Exercise task:
From the first line of the data below through the line bearing "const yMaxExponents = [6,7,6];", reproduce each line exactly; do not include pictures.

Information shown:

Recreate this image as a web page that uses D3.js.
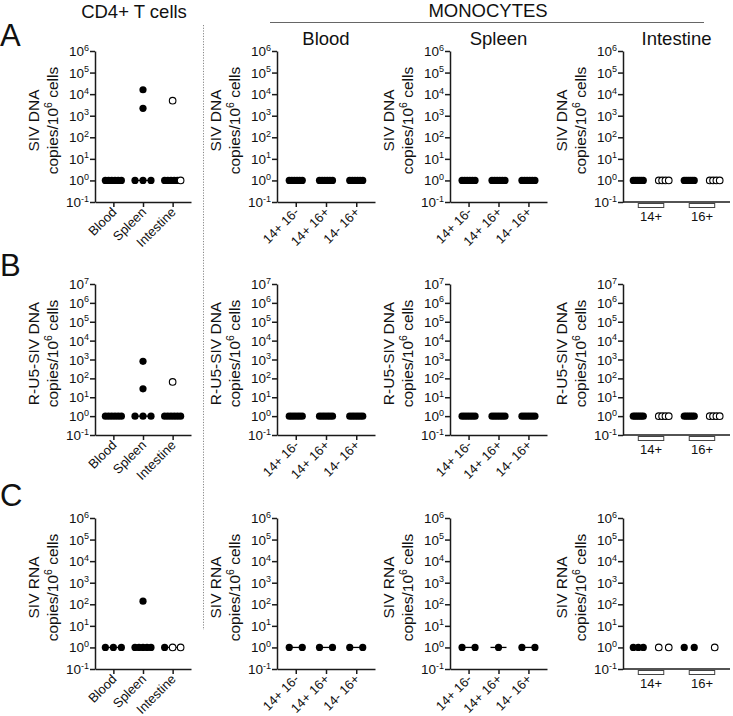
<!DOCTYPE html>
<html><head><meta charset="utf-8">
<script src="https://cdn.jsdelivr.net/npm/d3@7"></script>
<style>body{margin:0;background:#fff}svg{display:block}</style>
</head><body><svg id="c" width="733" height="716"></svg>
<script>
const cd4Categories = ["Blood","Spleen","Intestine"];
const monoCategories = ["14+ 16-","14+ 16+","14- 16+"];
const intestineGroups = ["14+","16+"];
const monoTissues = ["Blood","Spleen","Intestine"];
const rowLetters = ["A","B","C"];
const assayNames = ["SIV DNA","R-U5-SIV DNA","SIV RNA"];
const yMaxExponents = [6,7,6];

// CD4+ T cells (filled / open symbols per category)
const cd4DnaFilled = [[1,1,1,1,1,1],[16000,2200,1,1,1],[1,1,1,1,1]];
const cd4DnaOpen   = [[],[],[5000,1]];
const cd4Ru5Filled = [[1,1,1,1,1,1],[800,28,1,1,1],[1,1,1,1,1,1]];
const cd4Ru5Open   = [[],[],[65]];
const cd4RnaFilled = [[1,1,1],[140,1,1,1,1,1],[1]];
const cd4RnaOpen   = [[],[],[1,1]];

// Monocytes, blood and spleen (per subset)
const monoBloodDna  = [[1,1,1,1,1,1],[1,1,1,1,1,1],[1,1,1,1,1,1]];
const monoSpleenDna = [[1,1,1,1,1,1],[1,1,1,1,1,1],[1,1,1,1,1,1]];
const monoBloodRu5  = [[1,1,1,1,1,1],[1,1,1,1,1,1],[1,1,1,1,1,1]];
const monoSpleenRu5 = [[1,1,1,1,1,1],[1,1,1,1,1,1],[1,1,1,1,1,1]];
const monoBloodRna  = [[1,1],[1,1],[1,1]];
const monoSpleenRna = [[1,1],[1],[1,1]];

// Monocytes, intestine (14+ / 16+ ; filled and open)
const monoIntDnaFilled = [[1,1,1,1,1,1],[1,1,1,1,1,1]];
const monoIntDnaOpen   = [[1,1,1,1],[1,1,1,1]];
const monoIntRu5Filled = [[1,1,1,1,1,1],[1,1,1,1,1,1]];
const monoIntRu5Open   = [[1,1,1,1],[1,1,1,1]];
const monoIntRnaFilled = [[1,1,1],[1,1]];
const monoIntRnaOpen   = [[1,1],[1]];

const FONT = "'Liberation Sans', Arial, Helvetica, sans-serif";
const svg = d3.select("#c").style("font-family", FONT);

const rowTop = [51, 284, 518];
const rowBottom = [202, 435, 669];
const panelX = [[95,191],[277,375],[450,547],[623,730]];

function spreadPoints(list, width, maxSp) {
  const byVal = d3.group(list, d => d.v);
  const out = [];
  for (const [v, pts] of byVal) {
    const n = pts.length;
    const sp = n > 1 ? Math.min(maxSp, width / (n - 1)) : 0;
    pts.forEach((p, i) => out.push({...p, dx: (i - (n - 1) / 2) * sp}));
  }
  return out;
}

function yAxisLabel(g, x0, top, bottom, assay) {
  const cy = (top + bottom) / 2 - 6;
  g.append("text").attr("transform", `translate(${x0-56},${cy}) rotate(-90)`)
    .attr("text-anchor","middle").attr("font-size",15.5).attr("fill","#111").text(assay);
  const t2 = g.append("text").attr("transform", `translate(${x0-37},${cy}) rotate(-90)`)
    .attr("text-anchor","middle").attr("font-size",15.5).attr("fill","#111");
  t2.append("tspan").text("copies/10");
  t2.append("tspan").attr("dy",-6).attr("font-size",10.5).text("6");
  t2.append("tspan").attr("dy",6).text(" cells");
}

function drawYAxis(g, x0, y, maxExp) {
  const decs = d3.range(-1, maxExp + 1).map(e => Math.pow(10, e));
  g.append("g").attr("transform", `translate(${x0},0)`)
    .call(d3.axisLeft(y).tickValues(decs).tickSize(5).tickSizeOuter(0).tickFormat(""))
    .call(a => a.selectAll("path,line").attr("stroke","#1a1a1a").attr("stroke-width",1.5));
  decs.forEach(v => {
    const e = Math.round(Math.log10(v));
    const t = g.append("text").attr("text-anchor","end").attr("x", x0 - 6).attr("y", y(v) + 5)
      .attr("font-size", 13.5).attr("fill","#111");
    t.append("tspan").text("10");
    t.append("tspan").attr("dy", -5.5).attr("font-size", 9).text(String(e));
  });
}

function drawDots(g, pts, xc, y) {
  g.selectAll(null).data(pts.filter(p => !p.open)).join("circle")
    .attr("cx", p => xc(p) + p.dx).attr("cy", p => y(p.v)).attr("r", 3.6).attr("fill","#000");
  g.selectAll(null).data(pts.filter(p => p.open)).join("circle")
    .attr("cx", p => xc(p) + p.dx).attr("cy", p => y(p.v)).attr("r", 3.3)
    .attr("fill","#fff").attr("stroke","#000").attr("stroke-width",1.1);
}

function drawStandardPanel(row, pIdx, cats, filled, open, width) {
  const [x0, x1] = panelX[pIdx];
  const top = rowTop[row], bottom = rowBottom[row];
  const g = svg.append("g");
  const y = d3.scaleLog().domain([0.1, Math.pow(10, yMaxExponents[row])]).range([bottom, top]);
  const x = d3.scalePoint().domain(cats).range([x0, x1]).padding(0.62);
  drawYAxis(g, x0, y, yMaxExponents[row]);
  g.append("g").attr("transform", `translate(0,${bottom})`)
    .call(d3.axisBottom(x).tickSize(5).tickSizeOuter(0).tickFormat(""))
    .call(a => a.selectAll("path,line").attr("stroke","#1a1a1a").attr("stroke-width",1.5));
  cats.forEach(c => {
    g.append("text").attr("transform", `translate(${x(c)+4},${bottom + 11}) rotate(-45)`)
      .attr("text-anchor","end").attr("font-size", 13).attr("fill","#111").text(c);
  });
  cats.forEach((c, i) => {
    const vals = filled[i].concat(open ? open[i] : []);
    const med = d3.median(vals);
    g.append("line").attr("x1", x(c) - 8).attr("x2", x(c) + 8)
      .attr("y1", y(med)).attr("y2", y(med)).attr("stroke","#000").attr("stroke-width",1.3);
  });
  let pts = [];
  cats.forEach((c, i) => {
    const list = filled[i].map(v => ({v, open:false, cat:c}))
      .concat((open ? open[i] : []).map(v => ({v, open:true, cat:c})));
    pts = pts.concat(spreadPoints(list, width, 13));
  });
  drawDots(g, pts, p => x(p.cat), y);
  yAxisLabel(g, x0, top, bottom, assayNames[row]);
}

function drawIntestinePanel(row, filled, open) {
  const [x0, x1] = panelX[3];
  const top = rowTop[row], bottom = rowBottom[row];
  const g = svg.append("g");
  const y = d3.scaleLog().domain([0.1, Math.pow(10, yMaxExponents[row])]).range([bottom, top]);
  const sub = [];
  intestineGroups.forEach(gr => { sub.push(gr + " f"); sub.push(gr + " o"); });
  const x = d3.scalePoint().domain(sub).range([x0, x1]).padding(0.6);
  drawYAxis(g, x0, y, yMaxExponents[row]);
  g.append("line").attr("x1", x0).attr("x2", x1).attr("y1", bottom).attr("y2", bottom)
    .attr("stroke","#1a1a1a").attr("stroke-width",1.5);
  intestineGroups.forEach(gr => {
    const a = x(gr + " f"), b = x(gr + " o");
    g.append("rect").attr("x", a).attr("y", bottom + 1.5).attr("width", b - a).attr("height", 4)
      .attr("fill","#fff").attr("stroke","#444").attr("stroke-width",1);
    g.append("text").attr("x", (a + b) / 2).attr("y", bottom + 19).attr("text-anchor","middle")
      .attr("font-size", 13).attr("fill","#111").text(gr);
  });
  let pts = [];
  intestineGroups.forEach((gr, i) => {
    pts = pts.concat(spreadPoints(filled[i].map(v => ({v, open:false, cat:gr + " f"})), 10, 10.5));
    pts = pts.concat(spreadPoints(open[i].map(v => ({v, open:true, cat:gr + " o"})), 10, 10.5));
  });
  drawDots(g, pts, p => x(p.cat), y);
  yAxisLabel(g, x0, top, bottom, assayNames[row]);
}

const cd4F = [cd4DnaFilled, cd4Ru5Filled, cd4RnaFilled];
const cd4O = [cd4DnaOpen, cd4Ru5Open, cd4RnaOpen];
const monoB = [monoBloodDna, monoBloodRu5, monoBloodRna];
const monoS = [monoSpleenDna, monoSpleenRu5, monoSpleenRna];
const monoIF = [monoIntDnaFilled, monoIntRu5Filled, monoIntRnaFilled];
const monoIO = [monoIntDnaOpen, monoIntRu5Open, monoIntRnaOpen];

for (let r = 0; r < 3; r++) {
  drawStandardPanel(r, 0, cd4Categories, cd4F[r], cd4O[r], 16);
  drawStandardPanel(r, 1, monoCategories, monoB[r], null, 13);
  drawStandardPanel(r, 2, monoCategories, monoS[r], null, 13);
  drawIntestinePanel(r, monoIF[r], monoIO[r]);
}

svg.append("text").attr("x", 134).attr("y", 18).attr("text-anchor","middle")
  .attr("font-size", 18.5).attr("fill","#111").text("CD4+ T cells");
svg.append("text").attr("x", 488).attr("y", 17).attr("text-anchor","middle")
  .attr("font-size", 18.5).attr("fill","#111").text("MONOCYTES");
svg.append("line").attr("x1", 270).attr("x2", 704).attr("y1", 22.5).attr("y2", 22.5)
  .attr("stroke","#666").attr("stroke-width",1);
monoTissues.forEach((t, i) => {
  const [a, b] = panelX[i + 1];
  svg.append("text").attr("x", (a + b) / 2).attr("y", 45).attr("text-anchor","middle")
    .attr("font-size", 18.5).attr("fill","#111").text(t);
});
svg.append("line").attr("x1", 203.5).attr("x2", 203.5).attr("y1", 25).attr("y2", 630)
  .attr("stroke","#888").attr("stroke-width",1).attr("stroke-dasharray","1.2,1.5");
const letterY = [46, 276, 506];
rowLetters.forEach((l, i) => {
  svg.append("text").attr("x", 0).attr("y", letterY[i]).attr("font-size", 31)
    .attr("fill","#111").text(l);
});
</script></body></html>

Worked answer:
Recreate this image as a web page that uses D3.js.
<!DOCTYPE html>
<html><head><meta charset="utf-8">
<script src="https://cdn.jsdelivr.net/npm/d3@7"></script>
<style>body{margin:0;background:#fff}svg{display:block}</style>
</head><body><svg id="c" width="733" height="716"></svg>
<script>
const cd4Categories = ["Blood","Spleen","Intestine"];
const monoCategories = ["14+ 16-","14+ 16+","14- 16+"];
const intestineGroups = ["14+","16+"];
const monoTissues = ["Blood","Spleen","Intestine"];
const rowLetters = ["A","B","C"];
const assayNames = ["SIV DNA","R-U5-SIV DNA","SIV RNA"];
const yMaxExponents = [6,7,6];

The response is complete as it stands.